-- Aim --
Pictures stay out of the copy; set down each line of the listing below exactly.
╔══
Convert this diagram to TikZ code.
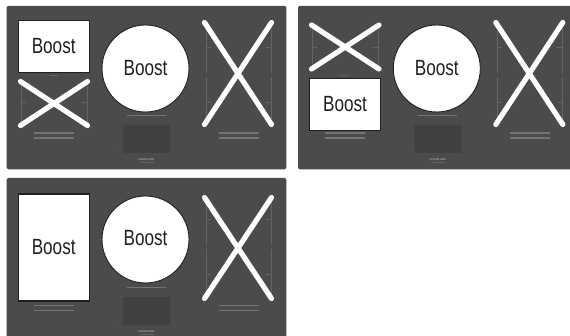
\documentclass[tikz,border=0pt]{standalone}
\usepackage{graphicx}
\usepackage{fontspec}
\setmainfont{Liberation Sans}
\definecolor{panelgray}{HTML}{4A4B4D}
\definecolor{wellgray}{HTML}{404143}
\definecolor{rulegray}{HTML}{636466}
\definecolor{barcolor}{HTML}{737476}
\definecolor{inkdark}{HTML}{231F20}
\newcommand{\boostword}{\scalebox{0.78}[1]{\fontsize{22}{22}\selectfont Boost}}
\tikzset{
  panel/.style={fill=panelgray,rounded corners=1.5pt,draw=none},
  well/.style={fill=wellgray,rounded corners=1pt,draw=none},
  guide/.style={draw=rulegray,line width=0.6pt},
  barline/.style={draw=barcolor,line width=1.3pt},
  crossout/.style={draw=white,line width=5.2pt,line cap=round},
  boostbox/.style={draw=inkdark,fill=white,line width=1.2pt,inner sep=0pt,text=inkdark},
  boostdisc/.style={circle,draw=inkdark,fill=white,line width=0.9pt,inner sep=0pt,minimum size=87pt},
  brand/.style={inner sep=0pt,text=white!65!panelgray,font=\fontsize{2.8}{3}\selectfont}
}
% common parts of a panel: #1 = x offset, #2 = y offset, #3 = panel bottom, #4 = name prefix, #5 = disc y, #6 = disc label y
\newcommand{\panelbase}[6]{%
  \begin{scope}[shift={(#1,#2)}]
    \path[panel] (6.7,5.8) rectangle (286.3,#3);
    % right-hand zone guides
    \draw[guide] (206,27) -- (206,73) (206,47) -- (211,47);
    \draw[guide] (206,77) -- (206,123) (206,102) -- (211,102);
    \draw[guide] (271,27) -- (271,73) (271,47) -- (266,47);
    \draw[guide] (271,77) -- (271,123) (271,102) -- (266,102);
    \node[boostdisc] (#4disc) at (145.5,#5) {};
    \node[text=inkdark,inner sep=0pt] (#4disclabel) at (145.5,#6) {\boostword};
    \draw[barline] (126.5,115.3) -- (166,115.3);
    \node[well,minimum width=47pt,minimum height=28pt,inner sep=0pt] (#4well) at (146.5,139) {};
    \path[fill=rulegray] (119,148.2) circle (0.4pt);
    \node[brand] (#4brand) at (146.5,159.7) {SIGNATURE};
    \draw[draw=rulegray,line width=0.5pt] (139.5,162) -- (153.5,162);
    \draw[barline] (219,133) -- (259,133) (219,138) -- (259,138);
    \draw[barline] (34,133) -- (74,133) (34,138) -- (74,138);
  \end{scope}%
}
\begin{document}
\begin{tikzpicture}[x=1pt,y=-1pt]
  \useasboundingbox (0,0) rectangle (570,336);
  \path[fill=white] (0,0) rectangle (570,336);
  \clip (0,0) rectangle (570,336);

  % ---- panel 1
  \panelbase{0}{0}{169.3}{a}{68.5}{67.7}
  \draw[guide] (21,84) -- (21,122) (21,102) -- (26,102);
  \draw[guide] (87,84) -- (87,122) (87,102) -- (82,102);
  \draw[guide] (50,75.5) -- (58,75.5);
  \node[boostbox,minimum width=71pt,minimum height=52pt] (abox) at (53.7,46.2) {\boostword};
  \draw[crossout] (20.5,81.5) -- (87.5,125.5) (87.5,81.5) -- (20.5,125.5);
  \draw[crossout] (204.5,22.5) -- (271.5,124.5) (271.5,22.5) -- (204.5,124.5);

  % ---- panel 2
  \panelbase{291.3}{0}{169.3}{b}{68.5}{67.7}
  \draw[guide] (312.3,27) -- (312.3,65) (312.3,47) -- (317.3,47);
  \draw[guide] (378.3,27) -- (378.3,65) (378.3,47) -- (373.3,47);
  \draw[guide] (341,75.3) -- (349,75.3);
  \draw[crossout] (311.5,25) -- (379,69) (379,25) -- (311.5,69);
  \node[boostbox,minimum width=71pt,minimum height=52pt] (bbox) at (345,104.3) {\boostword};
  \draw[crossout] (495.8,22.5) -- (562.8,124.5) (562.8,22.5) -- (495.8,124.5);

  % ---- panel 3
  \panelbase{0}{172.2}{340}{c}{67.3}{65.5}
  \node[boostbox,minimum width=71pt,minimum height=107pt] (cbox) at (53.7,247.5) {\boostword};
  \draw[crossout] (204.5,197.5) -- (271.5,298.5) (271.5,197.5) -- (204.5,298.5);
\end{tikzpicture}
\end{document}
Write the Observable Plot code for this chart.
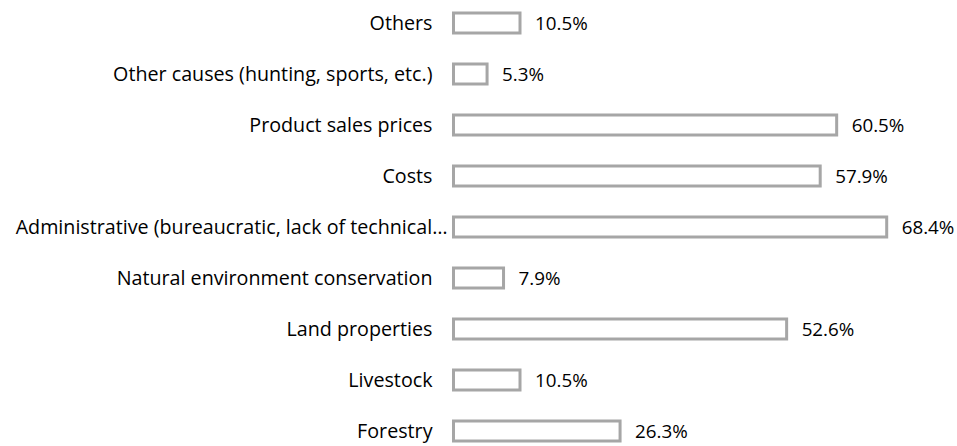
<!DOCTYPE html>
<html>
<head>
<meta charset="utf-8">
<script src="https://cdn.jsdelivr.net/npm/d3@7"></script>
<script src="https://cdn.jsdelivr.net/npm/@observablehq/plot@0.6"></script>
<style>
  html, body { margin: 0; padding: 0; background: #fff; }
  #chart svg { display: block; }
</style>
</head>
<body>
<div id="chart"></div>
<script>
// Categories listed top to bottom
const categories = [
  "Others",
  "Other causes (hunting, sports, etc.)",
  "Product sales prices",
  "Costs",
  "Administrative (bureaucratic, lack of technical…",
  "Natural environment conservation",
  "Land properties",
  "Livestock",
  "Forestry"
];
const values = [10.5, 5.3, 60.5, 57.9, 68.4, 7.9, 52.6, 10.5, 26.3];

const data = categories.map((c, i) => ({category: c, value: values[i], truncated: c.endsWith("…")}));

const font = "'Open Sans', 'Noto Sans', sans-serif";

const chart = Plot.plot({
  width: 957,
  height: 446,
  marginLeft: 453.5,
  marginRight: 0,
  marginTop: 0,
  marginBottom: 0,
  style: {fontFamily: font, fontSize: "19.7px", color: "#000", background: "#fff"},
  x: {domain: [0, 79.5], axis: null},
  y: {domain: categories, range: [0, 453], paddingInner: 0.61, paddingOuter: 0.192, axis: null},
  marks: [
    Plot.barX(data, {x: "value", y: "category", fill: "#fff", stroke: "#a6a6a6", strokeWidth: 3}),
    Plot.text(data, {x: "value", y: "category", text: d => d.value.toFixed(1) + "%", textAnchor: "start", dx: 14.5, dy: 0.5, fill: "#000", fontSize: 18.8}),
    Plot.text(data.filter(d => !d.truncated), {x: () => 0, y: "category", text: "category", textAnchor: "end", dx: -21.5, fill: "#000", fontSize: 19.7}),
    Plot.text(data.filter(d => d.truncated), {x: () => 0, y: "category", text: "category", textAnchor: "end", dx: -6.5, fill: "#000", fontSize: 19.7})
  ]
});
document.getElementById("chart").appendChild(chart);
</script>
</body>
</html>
╚══
-- Solution --
Convert this diagram to TikZ code.
\documentclass[tikz,border=0pt]{standalone}
\usepackage{graphicx}
\usepackage{fontspec}
\setmainfont{Liberation Sans}
\definecolor{panelgray}{HTML}{4A4B4D}
\definecolor{wellgray}{HTML}{404143}
\definecolor{rulegray}{HTML}{636466}
\definecolor{barcolor}{HTML}{737476}
\definecolor{inkdark}{HTML}{231F20}
\newcommand{\boostword}{\scalebox{0.78}[1]{\fontsize{22}{22}\selectfont Boost}}
\tikzset{
  panel/.style={fill=panelgray,rounded corners=1.5pt,draw=none},
  well/.style={fill=wellgray,rounded corners=1pt,draw=none},
  guide/.style={draw=rulegray,line width=0.6pt},
  barline/.style={draw=barcolor,line width=1.3pt},
  crossout/.style={draw=white,line width=5.2pt,line cap=round},
  boostbox/.style={draw=inkdark,fill=white,line width=1.2pt,inner sep=0pt,text=inkdark},
  boostdisc/.style={circle,draw=inkdark,fill=white,line width=0.9pt,inner sep=0pt,minimum size=87pt},
  brand/.style={inner sep=0pt,text=white!65!panelgray,font=\fontsize{2.8}{3}\selectfont}
}
% common parts of a panel: #1 = x offset, #2 = y offset, #3 = panel bottom, #4 = name prefix, #5 = disc y, #6 = disc label y
\newcommand{\panelbase}[6]{%
  \begin{scope}[shift={(#1,#2)}]
    \path[panel] (6.7,5.8) rectangle (286.3,#3);
    % right-hand zone guides
    \draw[guide] (206,27) -- (206,73) (206,47) -- (211,47);
    \draw[guide] (206,77) -- (206,123) (206,102) -- (211,102);
    \draw[guide] (271,27) -- (271,73) (271,47) -- (266,47);
    \draw[guide] (271,77) -- (271,123) (271,102) -- (266,102);
    \node[boostdisc] (#4disc) at (145.5,#5) {};
    \node[text=inkdark,inner sep=0pt] (#4disclabel) at (145.5,#6) {\boostword};
    \draw[barline] (126.5,115.3) -- (166,115.3);
    \node[well,minimum width=47pt,minimum height=28pt,inner sep=0pt] (#4well) at (146.5,139) {};
    \path[fill=rulegray] (119,148.2) circle (0.4pt);
    \node[brand] (#4brand) at (146.5,159.7) {SIGNATURE};
    \draw[draw=rulegray,line width=0.5pt] (139.5,162) -- (153.5,162);
    \draw[barline] (219,133) -- (259,133) (219,138) -- (259,138);
    \draw[barline] (34,133) -- (74,133) (34,138) -- (74,138);
  \end{scope}%
}
\begin{document}
\begin{tikzpicture}[x=1pt,y=-1pt]
  \useasboundingbox (0,0) rectangle (570,336);
  \path[fill=white] (0,0) rectangle (570,336);
  \clip (0,0) rectangle (570,336);

  % ---- panel 1
  \panelbase{0}{0}{169.3}{a}{68.5}{67.7}
  \draw[guide] (21,84) -- (21,122) (21,102) -- (26,102);
  \draw[guide] (87,84) -- (87,122) (87,102) -- (82,102);
  \draw[guide] (50,75.5) -- (58,75.5);
  \node[boostbox,minimum width=71pt,minimum height=52pt] (abox) at (53.7,46.2) {\boostword};
  \draw[crossout] (20.5,81.5) -- (87.5,125.5) (87.5,81.5) -- (20.5,125.5);
  \draw[crossout] (204.5,22.5) -- (271.5,124.5) (271.5,22.5) -- (204.5,124.5);

  % ---- panel 2
  \panelbase{291.3}{0}{169.3}{b}{68.5}{67.7}
  \draw[guide] (312.3,27) -- (312.3,65) (312.3,47) -- (317.3,47);
  \draw[guide] (378.3,27) -- (378.3,65) (378.3,47) -- (373.3,47);
  \draw[guide] (341,75.3) -- (349,75.3);
  \draw[crossout] (311.5,25) -- (379,69) (379,25) -- (311.5,69);
  \node[boostbox,minimum width=71pt,minimum height=52pt] (bbox) at (345,104.3) {\boostword};
  \draw[crossout] (495.8,22.5) -- (562.8,124.5) (562.8,22.5) -- (495.8,124.5);

  % ---- panel 3
  \panelbase{0}{172.2}{340}{c}{67.3}{65.5}
  \node[boostbox,minimum width=71pt,minimum height=107pt] (cbox) at (53.7,247.5) {\boostword};
  \draw[crossout] (204.5,197.5) -- (271.5,298.5) (271.5,197.5) -- (204.5,298.5);
\end{tikzpicture}
\end{document}
Write the Observable Plot code for this chart.
<!DOCTYPE html>
<html>
<head>
<meta charset="utf-8">
<script src="https://cdn.jsdelivr.net/npm/d3@7"></script>
<script src="https://cdn.jsdelivr.net/npm/@observablehq/plot@0.6"></script>
<style>
  html, body { margin: 0; padding: 0; background: #fff; }
  #chart svg { display: block; }
</style>
</head>
<body>
<div id="chart"></div>
<script>
// Categories listed top to bottom
const categories = [
  "Others",
  "Other causes (hunting, sports, etc.)",
  "Product sales prices",
  "Costs",
  "Administrative (bureaucratic, lack of technical…",
  "Natural environment conservation",
  "Land properties",
  "Livestock",
  "Forestry"
];
const values = [10.5, 5.3, 60.5, 57.9, 68.4, 7.9, 52.6, 10.5, 26.3];

const data = categories.map((c, i) => ({category: c, value: values[i], truncated: c.endsWith("…")}));

const font = "'Open Sans', 'Noto Sans', sans-serif";

const chart = Plot.plot({
  width: 957,
  height: 446,
  marginLeft: 453.5,
  marginRight: 0,
  marginTop: 0,
  marginBottom: 0,
  style: {fontFamily: font, fontSize: "19.7px", color: "#000", background: "#fff"},
  x: {domain: [0, 79.5], axis: null},
  y: {domain: categories, range: [0, 453], paddingInner: 0.61, paddingOuter: 0.192, axis: null},
  marks: [
    Plot.barX(data, {x: "value", y: "category", fill: "#fff", stroke: "#a6a6a6", strokeWidth: 3}),
    Plot.text(data, {x: "value", y: "category", text: d => d.value.toFixed(1) + "%", textAnchor: "start", dx: 14.5, dy: 0.5, fill: "#000", fontSize: 18.8}),
    Plot.text(data.filter(d => !d.truncated), {x: () => 0, y: "category", text: "category", textAnchor: "end", dx: -21.5, fill: "#000", fontSize: 19.7}),
    Plot.text(data.filter(d => d.truncated), {x: () => 0, y: "category", text: "category", textAnchor: "end", dx: -6.5, fill: "#000", fontSize: 19.7})
  ]
});
document.getElementById("chart").appendChild(chart);
</script>
</body>
</html>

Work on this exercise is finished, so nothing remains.